Monday 9 January 2023

TGFSB... decades later


Revisiting can be a tricky business... they say you should never return to a place you have left behind. I wonder if that applies to the books you have written?!

In revisiting the setting for my novel, The Girl from Simon's Bay, I've been struck afresh by how little has changed since I embarked on the research over a decade ago - but also how little has changed since the heroine, Louise, walked the streets and alleys of the town some eighty years ago. It is a credit to the community that so many of the Victorian-era buildings still remain intact, beautifully restored - and in use. Admiralty House, Sartorial House, The British Hotel with its plaque honouring the members of Scott's Antarctic expedition who stayed there... 

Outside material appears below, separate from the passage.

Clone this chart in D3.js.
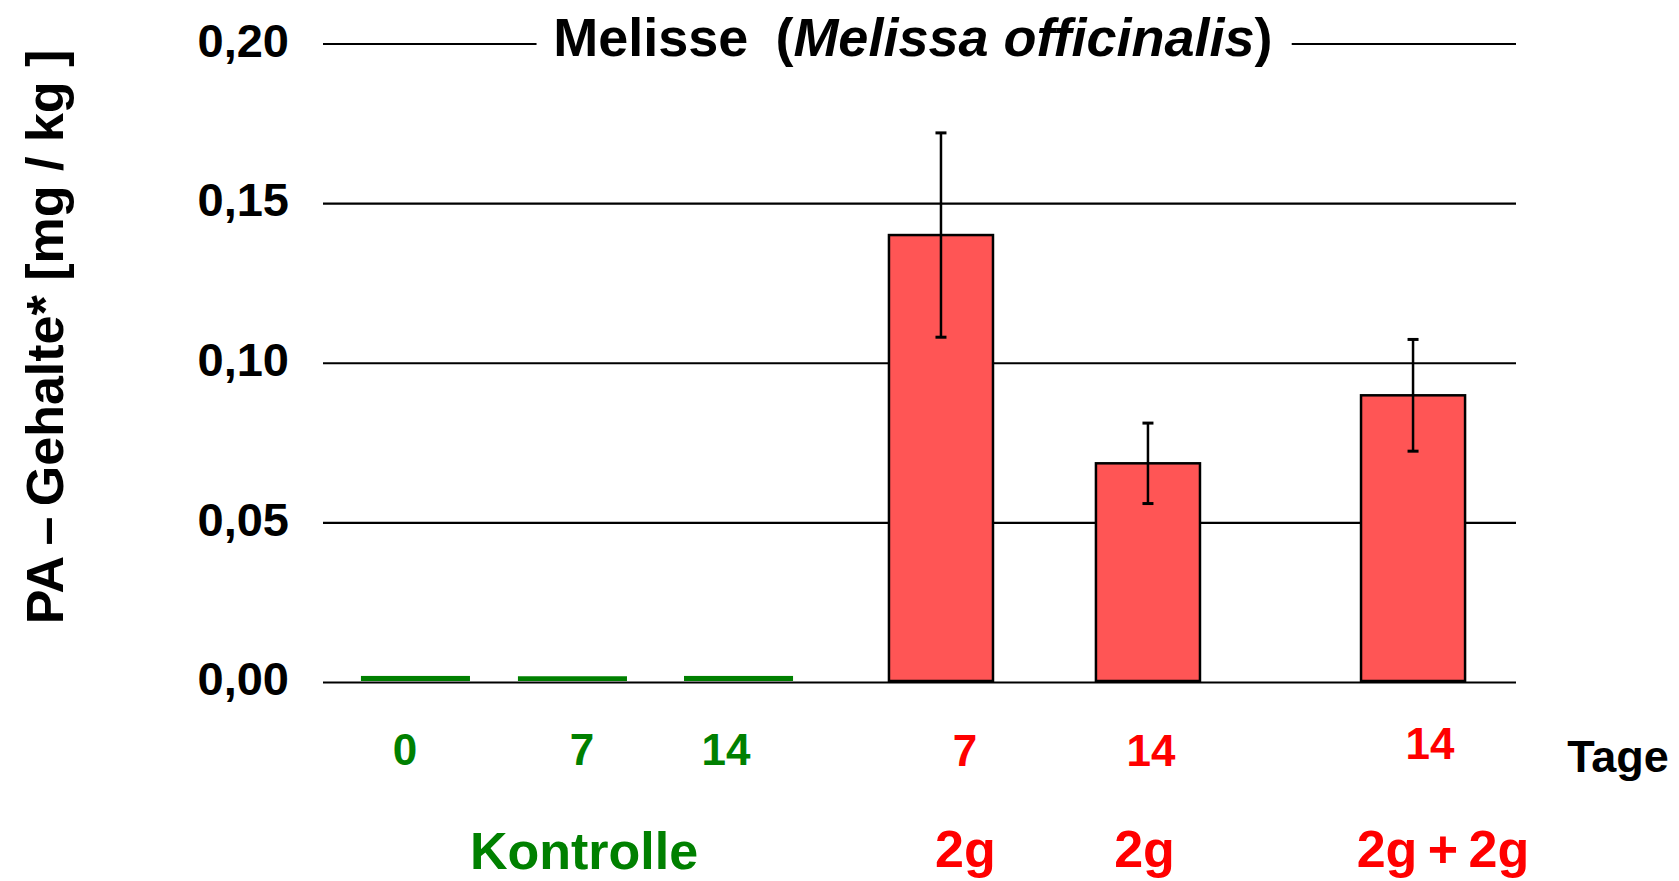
<!DOCTYPE html>
<html>
<head>
<meta charset="utf-8">
<script src="https://cdn.jsdelivr.net/npm/d3@7"></script>
<style>
  html, body { margin: 0; padding: 0; background: #fff; }
  svg { display: block; font-family: "Liberation Sans", Arial, Helvetica, sans-serif; font-weight: bold; }
</style>
</head>
<body>
<svg id="chart" width="1679" height="881"></svg>
<script>
// PA content in lemon balm (mg/kg), control vs. 2 g applications
const categories = ["K0", "K7", "K14", "A7", "A14", "B14"];
const groups     = ["ctrl", "ctrl", "ctrl", "dose", "dose", "dose"];
const values     = [0.0019, 0.0018, 0.0019, 0.140, 0.0685, 0.0898];
const errors     = [null, null, null, 0.032, 0.0126, 0.0175];
const dayLabels  = ["0", "7", "14", "7", "14", "14"];
const doseLabels = ["Kontrolle", "2g", "2g", "2g\u2009+\u20092g"];
const doseGroups = ["ctrl", "dose", "dose", "dose"];
const yTicks     = [0, 0.05, 0.10, 0.15, 0.20];

// layout (horizontal positions in plot units 0..100)
const barCenter  = [7.75, 20.91, 34.83, 51.80, 69.15, 91.37];
const barWidth   = { ctrl: 9.14, dose: 8.72 };
const dayX       = [6.87, 21.71, 33.78, 53.81, 69.40, 92.79];
const dayBase    = [765, 765, 765, 766, 766, 759];
const doseX      = [21.88, 53.85, 68.86, 93.88];
const doseBase   = [869, 867, 867, 867];

const colors = { ctrl: "#008000", dose: "#ff5555" };
const textColors = { ctrl: "#008000", dose: "#ff0000" };

const svg = d3.select("#chart");
const x = d3.scaleLinear().domain([0, 100]).range([323, 1516]);
const y = d3.scaleLinear().domain([0, 0.20]).range([682, 43.5]);

const fmt = d3.formatLocale({ decimal: ",", thousands: ".", grouping: [3], currency: ["", "€"] }).format(".2f");

// gridlines + tick labels
const yAxis = svg.append("g")
  .attr("transform", `translate(${x(0)},0)`)
  .call(d3.axisLeft(y).tickValues(yTicks).tickFormat(fmt)
        .tickSize(-(x(100) - x(0))).tickPadding(34));
yAxis.select(".domain").remove();
yAxis.selectAll(".tick line").attr("stroke", "#000").attr("stroke-width", 2.2);
yAxis.selectAll(".tick text")
  .attr("fill", "#000").attr("font-size", 47).attr("font-weight", "bold")
  .attr("font-family", "Liberation Sans, Arial, sans-serif")
  .attr("dy", "0.27em");

// title sits on the top gridline
const titleX = x(49.45);
svg.append("rect")
  .attr("x", x(17.9)).attr("y", y(0.2) - 6)
  .attr("width", x(81.2) - x(17.9)).attr("height", 12)
  .attr("fill", "#fff");
const title = svg.append("text")
  .attr("x", titleX).attr("y", 56)
  .attr("text-anchor", "middle").attr("font-size", 54).attr("fill", "#000");
title.append("tspan").text("Melisse\u2002(");
title.append("tspan").attr("font-style", "italic").text("Melissa officinalis");
title.append("tspan").text(")");

// bars
svg.append("g").selectAll("rect")
  .data(values)
  .join("rect")
  .attr("x", (d, i) => x(barCenter[i] - barWidth[groups[i]] / 2))
  .attr("width", (d, i) => x(barWidth[groups[i]]) - x(0))
  .attr("y", d => y(d))
  .attr("height", d => y(0) - y(d) - 1)
  .attr("fill", (d, i) => colors[groups[i]])
  .attr("stroke", (d, i) => groups[i] === "dose" ? "#000" : "none")
  .attr("stroke-width", 2.5);

// error bars
const eb = svg.append("g").attr("stroke", "#000").attr("stroke-width", 2.5);
values.forEach((v, i) => {
  if (errors[i] == null) return;
  const cx = x(barCenter[i]);
  const top = y(v + errors[i]), bot = y(v - errors[i]);
  eb.append("line").attr("x1", cx).attr("x2", cx).attr("y1", top).attr("y2", bot);
  eb.append("line").attr("x1", cx - 5.5).attr("x2", cx + 5.5).attr("y1", top).attr("y2", top).attr("stroke-width", 3);
  eb.append("line").attr("x1", cx - 5.5).attr("x2", cx + 5.5).attr("y1", bot).attr("y2", bot).attr("stroke-width", 3);
});

// day labels
svg.append("g").selectAll("text")
  .data(dayLabels)
  .join("text")
  .attr("x", (d, i) => x(dayX[i]))
  .attr("y", (d, i) => dayBase[i])
  .attr("text-anchor", "middle").attr("font-size", 44)
  .attr("fill", (d, i) => textColors[groups[i]])
  .text(d => d);

svg.append("text")
  .attr("x", x(108.55)).attr("y", 772)
  .attr("text-anchor", "middle").attr("font-size", 45).attr("fill", "#000")
  .text("Tage");

// treatment labels
svg.append("g").selectAll("text")
  .data(doseLabels)
  .join("text")
  .attr("x", (d, i) => x(doseX[i]))
  .attr("y", (d, i) => doseBase[i])
  .attr("text-anchor", "middle").attr("font-size", 52)
  .attr("fill", (d, i) => textColors[doseGroups[i]])
  .text(d => d);

// y axis title
svg.append("text")
  .attr("transform", "translate(63,337) rotate(-90)")
  .attr("text-anchor", "middle").attr("font-size", 52).attr("fill", "#000")
  .text("PA\u2009\u2013\u2009Gehalte* [mg / kg ]");
</script>
</body>
</html>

The coastline around Simon's Bay also remains largely pristine, although there are some natural changes. I notice that a new beach has appeared. It used to be only fisherman who frequented the rocks in this spot but now a stretch of sand has been deposited which means that at low tide it's possible to swim. Perhaps the most noticeable changes have taken place in the wildlife that lives in these parts, both on land and at sea. Baboons that used to inhabit the mountain tops increasingly come down into the town to forage; while at sea, in addition to its southern right whales, sharks, seals, penguins and myriad fish, Simon's Bay sometimes hosts orcas - killer whales - as I mentioned in a previous blog. While the baboons can be encouraged back up the mountains, rising water temperature in the oceans may be altering the marine environment and bringing new species to the area permanently. Time will tell... but I hope that Louise, David and the characters of the novel would find much that is familiar if they happen to drop by...  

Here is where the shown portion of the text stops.